▶ INSTRUCTIONS FOR THE TASK: Drop the images; return everything else in the listing below exactly.

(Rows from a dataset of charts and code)
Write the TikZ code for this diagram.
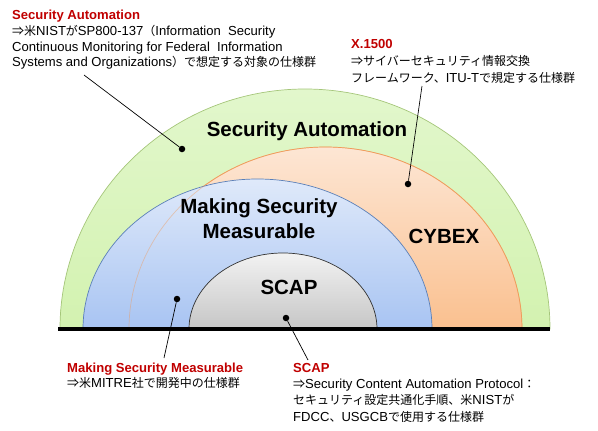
\documentclass[tikz,border=0pt]{standalone}
\usepackage{fontspec}
\setmainfont{Liberation Sans}
\newfontfamily\notefont{Liberation Sans}[Scale=1.09]
\newfontfamily\jp{Noto Sans CJK JP}
\usepackage{xcolor}
\usetikzlibrary{positioning}

\definecolor{headred}{HTML}{C00000}
\definecolor{greentop}{HTML}{E2F7CC}
\definecolor{greenbot}{HTML}{D3F2B0}
\definecolor{greenline}{HTML}{A5C67A}
\definecolor{orangetop}{HTML}{FDE6D4}
\definecolor{orangebot}{HTML}{FAC08F}
\definecolor{orangeline}{HTML}{F09A5A}
\definecolor{bluetop}{HTML}{DFE9FA}
\definecolor{bluebot}{HTML}{A8C4F2}
\definecolor{blueline}{HTML}{5A7FB8}
\definecolor{graytop}{HTML}{F2F2F2}
\definecolor{graybot}{HTML}{C6C6C6}
\definecolor{grayline}{HTML}{333333}

\begin{document}
\begin{tikzpicture}[x=1pt, y=-1pt,
      band/.style={line width=0.7pt},
      dot/.style={circle, fill=black, inner sep=0pt, minimum size=6.5pt},
      ring/.style={font=\fontsize{20.5}{25}\selectfont\bfseries,
                   align=center, inner sep=0pt},
      note/.style={font=\notefont\fontsize{12}{15.7}\selectfont, align=left,
                   anchor=north west, inner sep=0pt},
      lead/.style={line width=0.7pt},
    ]

    \useasboundingbox (0,0) rectangle (598,431);

    % Half rings, outer to inner
    \shade[band, draw=greenline, top color=greentop, bottom color=greenbot]
      (60,329) arc[start angle=180, end angle=0, x radius=245pt, y radius=240pt] -- cycle;
    \shade[band, draw=orangeline, top color=orangetop, bottom color=orangebot]
      (129,329) arc[start angle=180, end angle=0, x radius=196.5pt, y radius=182pt] -- cycle;
    \shade[band, draw=blueline, top color=bluetop, bottom color=bluebot]
      (83,329) arc[start angle=180, end angle=0, x radius=174.5pt, y radius=150pt] -- cycle;
    \draw[band, draw=orangeline, draw opacity=0.45]
      (129,329) arc[start angle=180, end angle=0, x radius=196.5pt, y radius=182pt];
    \shade[band, draw=grayline, top color=graytop, bottom color=graybot]
      (189,329) arc[start angle=180, end angle=0, x radius=94pt, y radius=76pt] -- cycle;

    % Base line
    \draw[line width=4pt] (58,329) -- (550,329);

    % Ring labels
    \node[ring] (sa)    at (307,131) {Security Automation};
    \node[ring] (msm)   at (259,219) {Making Security\\Measurable};
    \node[ring] (cybex) at (444,236) {CYBEX};
    \node[ring] (scap)  at (289,287) {SCAP};

    % Dots
    \node[dot] (saDot)    at (182,149) {};
    \node[dot] (cybexDot) at (408,184) {};
    \node[dot] (msmDot)   at (177,299) {};
    \node[dot] (scapDot)  at (286,318) {};

    % Notes
    \node[note] (saNote) at (12,10)
      {{\color{headred}\bfseries Security Automation}\\
       {\jp ⇒米}NIST{\jp が}SP800-137{\jp （}Information~ Security\\
       Continuous Monitoring for Federal~ Information\\
       Systems and Organizations{\jp ）で想定する対象の仕様群}};
    \node[note, font=\notefont\fontsize{12}{17}\selectfont] (cybexNote) at (351,39)
      {{\color{headred}\bfseries X.1500}\\
       {\jp ⇒サイバーセキュリティ情報交換}\\
       {\jp フレームワーク、}ITU-T{\jp で規定する仕様群}};
    \node[note, font=\notefont\fontsize{12}{15}\selectfont] (msmNote) at (67,363)
      {{\color{headred}\bfseries Making Security Measurable}\\
       {\jp ⇒米}MITRE{\jp 社で開発中の仕様群}};
    \node[note, font=\notefont\fontsize{12}{16.3}\selectfont] (scapNote) at (293,363)
      {{\color{headred}\bfseries SCAP}\\
       {\jp ⇒}Security Content Automation Protocol{\jp ：}\\
       {\jp セキュリティ設定共通化手順、米}NIST{\jp が}\\
       FDCC{\jp 、}USGCB{\jp で使用する仕様群}};

    % Lead ends
    \coordinate (saEnd)    at (84,75);
    \coordinate (cybexEnd) at (422,86);
    \coordinate (msmEnd)   at (164,358);
    \coordinate (scapEnd)  at (308,360);

    % Leads
    \draw[lead] (saDot) -- (saEnd);
    \draw[lead] (cybexDot) -- (cybexEnd);
    \draw[lead] (msmDot) -- (msmEnd);
    \draw[lead] (scapDot) -- (scapEnd);

    \end{tikzpicture}
\end{document}
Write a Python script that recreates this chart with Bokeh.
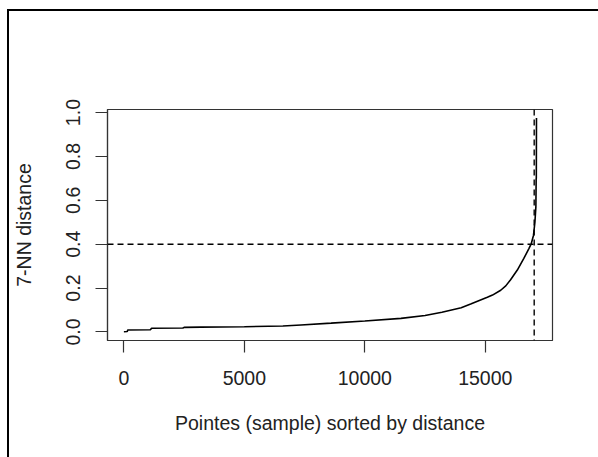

▶ FULL RESPONSE:
Write the TikZ code for this diagram.
\documentclass[tikz,border=0pt]{standalone}
\usepackage{fontspec}
\setmainfont{Liberation Sans}
\newfontfamily\notefont{Liberation Sans}[Scale=1.09]
\newfontfamily\jp{Noto Sans CJK JP}
\usepackage{xcolor}
\usetikzlibrary{positioning}

\definecolor{headred}{HTML}{C00000}
\definecolor{greentop}{HTML}{E2F7CC}
\definecolor{greenbot}{HTML}{D3F2B0}
\definecolor{greenline}{HTML}{A5C67A}
\definecolor{orangetop}{HTML}{FDE6D4}
\definecolor{orangebot}{HTML}{FAC08F}
\definecolor{orangeline}{HTML}{F09A5A}
\definecolor{bluetop}{HTML}{DFE9FA}
\definecolor{bluebot}{HTML}{A8C4F2}
\definecolor{blueline}{HTML}{5A7FB8}
\definecolor{graytop}{HTML}{F2F2F2}
\definecolor{graybot}{HTML}{C6C6C6}
\definecolor{grayline}{HTML}{333333}

\begin{document}
\begin{tikzpicture}[x=1pt, y=-1pt,
      band/.style={line width=0.7pt},
      dot/.style={circle, fill=black, inner sep=0pt, minimum size=6.5pt},
      ring/.style={font=\fontsize{20.5}{25}\selectfont\bfseries,
                   align=center, inner sep=0pt},
      note/.style={font=\notefont\fontsize{12}{15.7}\selectfont, align=left,
                   anchor=north west, inner sep=0pt},
      lead/.style={line width=0.7pt},
    ]

    \useasboundingbox (0,0) rectangle (598,431);

    % Half rings, outer to inner
    \shade[band, draw=greenline, top color=greentop, bottom color=greenbot]
      (60,329) arc[start angle=180, end angle=0, x radius=245pt, y radius=240pt] -- cycle;
    \shade[band, draw=orangeline, top color=orangetop, bottom color=orangebot]
      (129,329) arc[start angle=180, end angle=0, x radius=196.5pt, y radius=182pt] -- cycle;
    \shade[band, draw=blueline, top color=bluetop, bottom color=bluebot]
      (83,329) arc[start angle=180, end angle=0, x radius=174.5pt, y radius=150pt] -- cycle;
    \draw[band, draw=orangeline, draw opacity=0.45]
      (129,329) arc[start angle=180, end angle=0, x radius=196.5pt, y radius=182pt];
    \shade[band, draw=grayline, top color=graytop, bottom color=graybot]
      (189,329) arc[start angle=180, end angle=0, x radius=94pt, y radius=76pt] -- cycle;

    % Base line
    \draw[line width=4pt] (58,329) -- (550,329);

    % Ring labels
    \node[ring] (sa)    at (307,131) {Security Automation};
    \node[ring] (msm)   at (259,219) {Making Security\\Measurable};
    \node[ring] (cybex) at (444,236) {CYBEX};
    \node[ring] (scap)  at (289,287) {SCAP};

    % Dots
    \node[dot] (saDot)    at (182,149) {};
    \node[dot] (cybexDot) at (408,184) {};
    \node[dot] (msmDot)   at (177,299) {};
    \node[dot] (scapDot)  at (286,318) {};

    % Notes
    \node[note] (saNote) at (12,10)
      {{\color{headred}\bfseries Security Automation}\\
       {\jp ⇒米}NIST{\jp が}SP800-137{\jp （}Information~ Security\\
       Continuous Monitoring for Federal~ Information\\
       Systems and Organizations{\jp ）で想定する対象の仕様群}};
    \node[note, font=\notefont\fontsize{12}{17}\selectfont] (cybexNote) at (351,39)
      {{\color{headred}\bfseries X.1500}\\
       {\jp ⇒サイバーセキュリティ情報交換}\\
       {\jp フレームワーク、}ITU-T{\jp で規定する仕様群}};
    \node[note, font=\notefont\fontsize{12}{15}\selectfont] (msmNote) at (67,363)
      {{\color{headred}\bfseries Making Security Measurable}\\
       {\jp ⇒米}MITRE{\jp 社で開発中の仕様群}};
    \node[note, font=\notefont\fontsize{12}{16.3}\selectfont] (scapNote) at (293,363)
      {{\color{headred}\bfseries SCAP}\\
       {\jp ⇒}Security Content Automation Protocol{\jp ：}\\
       {\jp セキュリティ設定共通化手順、米}NIST{\jp が}\\
       FDCC{\jp 、}USGCB{\jp で使用する仕様群}};

    % Lead ends
    \coordinate (saEnd)    at (84,75);
    \coordinate (cybexEnd) at (422,86);
    \coordinate (msmEnd)   at (164,358);
    \coordinate (scapEnd)  at (308,360);

    % Leads
    \draw[lead] (saDot) -- (saEnd);
    \draw[lead] (cybexDot) -- (cybexEnd);
    \draw[lead] (msmDot) -- (msmEnd);
    \draw[lead] (scapDot) -- (scapEnd);

    \end{tikzpicture}
\end{document}
Write a Python script that recreates this chart with Bokeh.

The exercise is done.